15th March: Step 1 (pages 1-57)
22nd March: Steps 2-5 (pages 58-99)
29th March: Steps 6-8 (pages 100-131)
5th April: Steps 9-12 (pages 132-178)
Taking as her starting point the teachings of the great world religions, Karen Armstrong demonstrates in twelve practical steps how we can bring compassion to the forefront of our lives. These steps both reveal the inadequacies of our knowledge of ourselves and others and enable us to unlock our potential for understanding, empathy and altruism that can be translated into acts of kindness and charity. They culminate in the most radical and challenging of all religious maxims – love your enemy. Yet in today’s world, compassion in no longer a luxury but, in the words of Martin Luther King, ‘an absolute necessity for our survival’.
“A profound and lucid mixture of philosophy, theology and self-help. It’s a perfect detox for the soul… Spry, eloquent, pacy…. Armstrong has a knack for grappling with complex ideas in the lightest of ways” (The Times)

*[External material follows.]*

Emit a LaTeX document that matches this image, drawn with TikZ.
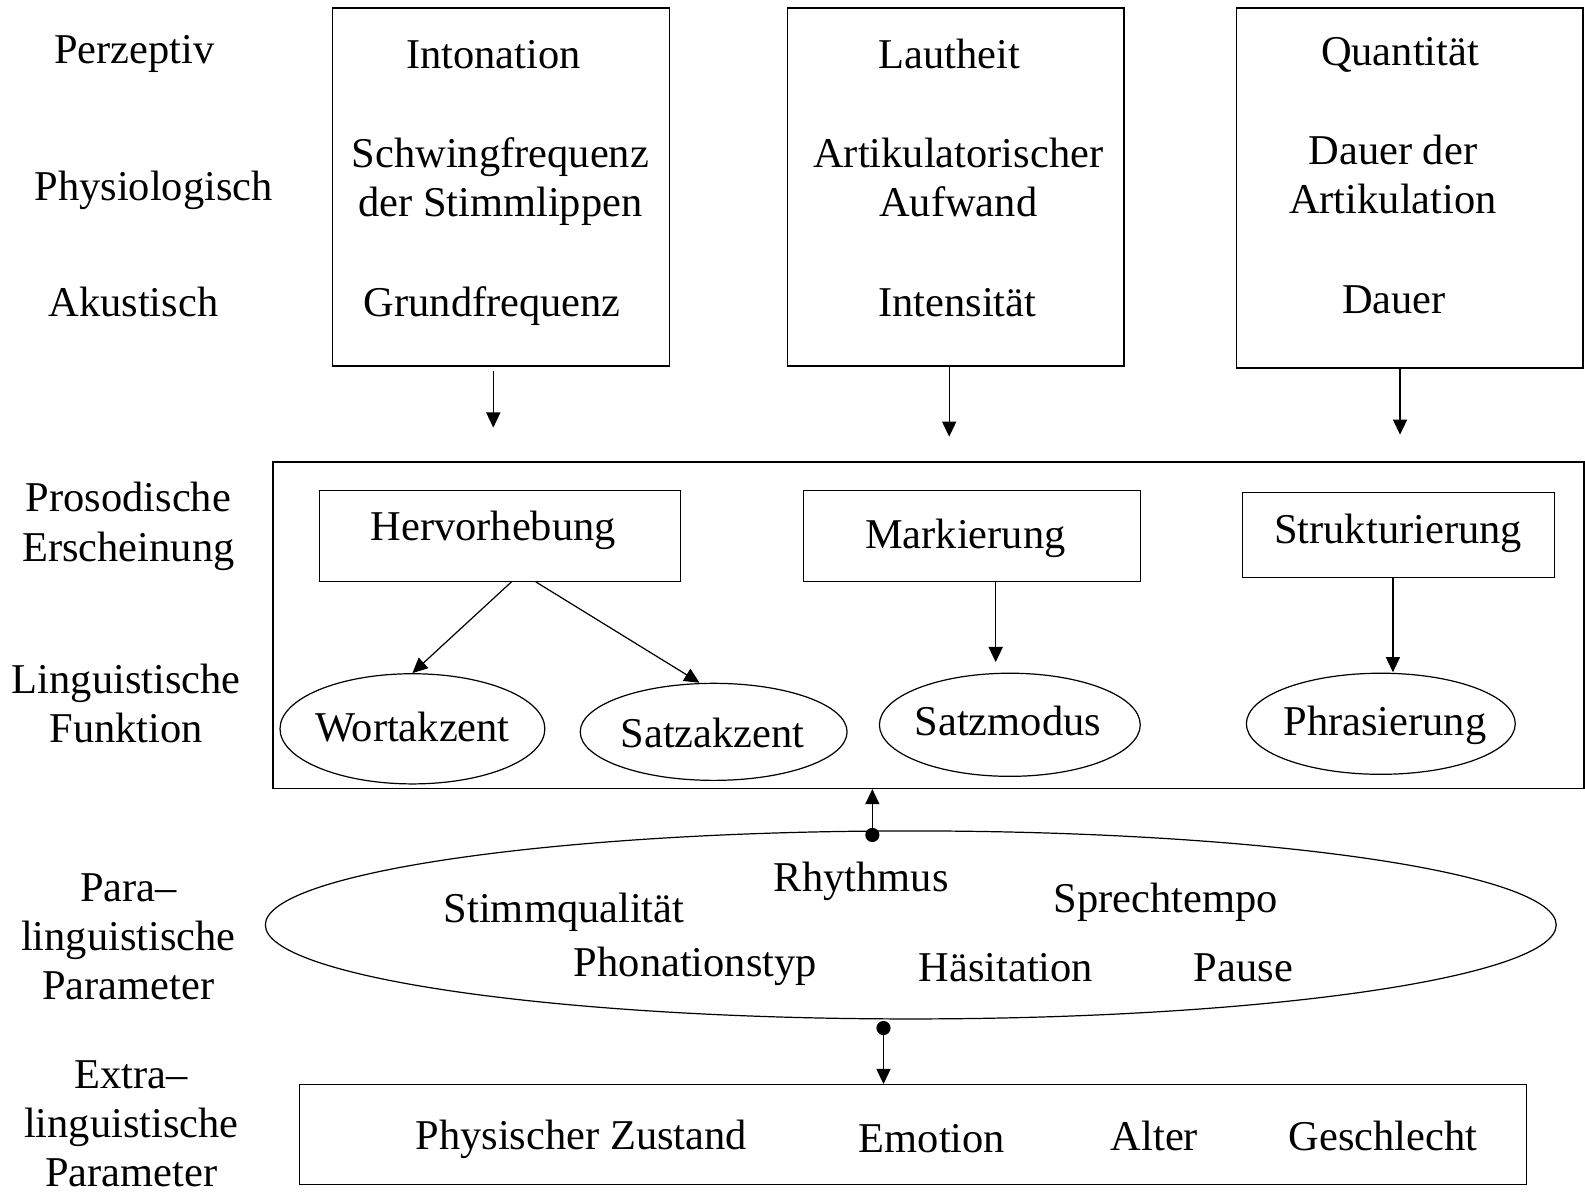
\documentclass[tikz,border=0pt]{standalone}
\usepackage{fontspec}
\setmainfont{Liberation Serif}
\usetikzlibrary{arrows.meta,shapes.geometric}
\tikzset{
  every node/.style={font=\fontsize{42}{48.5}\selectfont, align=center},
  txt/.style={anchor=base},
  frame/.style={draw, rectangle, inner sep=0pt},
  oval/.style={draw, ellipse, inner sep=0pt},
  pfeil/.style={-{Triangle[length=15pt,width=14pt]}},
  punkt/.style={{Circle[length=14pt]}-{Triangle[length=15pt,width=14pt]}},
}
\begin{document}
\begin{tikzpicture}[x=1pt, y=-1pt, line width=1.2pt]
\useasboundingbox (0,0) rectangle (1568,1183);
\node[txt] (perz) at (133, 63) {Perzeptiv};
\node[txt] (phys) at (152, 198) {Physiologisch};
\node[txt] (akus) at (132, 313) {Akustisch};
\node[frame, minimum width=333, minimum height=354] (intonbox) at (495.5, 185) {};
\node[frame, minimum width=333, minimum height=354] (lautbox) at (945.5, 185) {};
\node[frame, minimum width=343, minimum height=356] (quantbox) at (1394.5, 186) {};
\node[txt] (inton) at (488, 68) {Intonation};
\node[txt] (schwing) at (495, 214) {Schwingfrequenz\\der Stimmlippen};
\node[txt] (grund) at (487, 313) {Grundfrequenz};
\node[txt] (laut) at (939, 68) {Lautheit};
\node[txt] (artik) at (948, 214) {Artikulatorischer\\Aufwand};
\node[txt] (intens) at (947, 313) {Intensität};
\node[txt] (quant) at (1385, 65) {Quantität};
\node[txt] (dauerart) at (1378, 211) {Dauer der\\Artikulation};
\node[txt] (dauer) at (1379, 310) {Dauer};
\coordinate (a1) at (488, 423);
\coordinate (a2) at (939, 432);
\coordinate (a3) at (1385, 430);
\draw[pfeil] ([yshift=-4pt]intonbox.south -| a1) -- (a1);
\draw[pfeil] (lautbox.south -| a2) -- (a2);
\draw[pfeil] (quantbox.south -| a3) -- (a3);
\node[frame, minimum width=1297, minimum height=323] (grossbox) at (918.5, 618.5) {};
\node[txt] (prosod) at (127, 555) {Prosodische\\Erscheinung};
\node[txt] (lingfkt) at (125, 735) {Linguistische\\Funktion};
\node[frame, minimum width=357, minimum height=90] (hervbox) at (494.5, 530) {};
\node[frame, minimum width=333, minimum height=90] (markbox) at (961.5, 530) {};
\node[frame, minimum width=309, minimum height=84] (strukbox) at (1383.5, 529) {};
\node[txt] (herv) at (488, 535) {Hervorhebung};
\node[txt] (mark) at (955, 543) {Markierung};
\node[txt] (struk) at (1383, 538) {Strukturierung};
\node[oval, minimum width=262, minimum height=109] (wortoval) at (408, 721) {};
\node[oval, minimum width=264, minimum height=96] (satzoval) at (706, 724) {};
\node[oval, minimum width=258, minimum height=102] (modusoval) at (999, 717) {};
\node[oval, minimum width=266, minimum height=100] (phrasoval) at (1366, 716) {};
\node[txt] (wort) at (408, 734) {Wortakzent};
\node[txt] (satz) at (705, 739) {Satzakzent};
\node[txt] (modus) at (997, 728) {Satzmodus};
\node[txt] (phras) at (1370, 728) {Phrasierung};
\coordinate (b3) at (985, 655);
\coordinate (b4) at (1378, 665);
\draw[pfeil] ([xshift=11.5pt]hervbox.south) -- (wortoval.north);
\draw[pfeil] ([xshift=35.5pt]hervbox.south) -- ([xshift=-14pt]satzoval.north);
\draw[pfeil] (markbox.south -| b3) -- (b3);
\draw[pfeil] (strukbox.south -| b4) -- (b4);
\node[oval, minimum width=1277, minimum height=186] (paraoval) at (901, 915) {};
\node[txt] (para) at (127, 989) {Para--\\linguistische\\Parameter};
\node[txt] (rhyth) at (852, 882) {Rhythmus};
\node[txt] (stimmq) at (558, 913) {Stimmqualität};
\node[txt] (tempo) at (1153, 903) {Sprechtempo};
\node[txt] (phonat) at (688, 966) {Phonationstyp};
\node[txt] (haesit) at (995, 971) {Häsitation};
\node[txt] (pause) at (1230, 971) {Pause};
\coordinate (d1) at (863, 833);
\coordinate (d2) at (874, 1010);
\draw[punkt] (d1) -- (d1 |- grossbox.south);
\node[frame, minimum width=1214, minimum height=99] (extrabox) at (903, 1122.5) {};
\draw[punkt] (d2) -- (d2 |- extrabox.north);
\node[txt] (extra) at (130, 1174) {Extra--\\linguistische\\Parameter};
\node[txt] (physis) at (575, 1137) {Physischer Zustand};
\node[txt] (emot) at (922, 1140) {Emotion};
\node[txt] (alter) at (1142, 1138) {Alter};
\node[txt] (geschl) at (1368, 1138) {Geschlecht};
\end{tikzpicture}
\end{document}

“It sees Armstrong combine in this brief volume both her usual high quality historical scholarship and an explicit self-help programme that echoes her rousing lectures… Challenging, persuasive self-help book that seeks to distil the very best of religion” (Independent)
“One of the charming things about Armstrong’s book is its deliberate descents into bathos. We move from the high thoughts of the old sages to the demands of everyday life…from an exquisitely intelligent exposition of Sophocles’s Oedipus Tyrannus to a meditation upon how we might overcome a personal dislike of a colleague or family member” (Financial Times)
Karen Armstrong is one of the world’s leading commentators on religious affairs. She spent seven years as a Roman Catholic nun in the 1960s, but then left her teaching order in 1969 to read English at St Anne’s College, Oxford. In 1982, she became a full time writer and broadcaster. She is a best-selling author of over 15 books. An accomplished writer and passionate campaigner for religious liberty, Armstrong has addressed members of the United States Congress and the Senate and has participated in the World Economic Forum.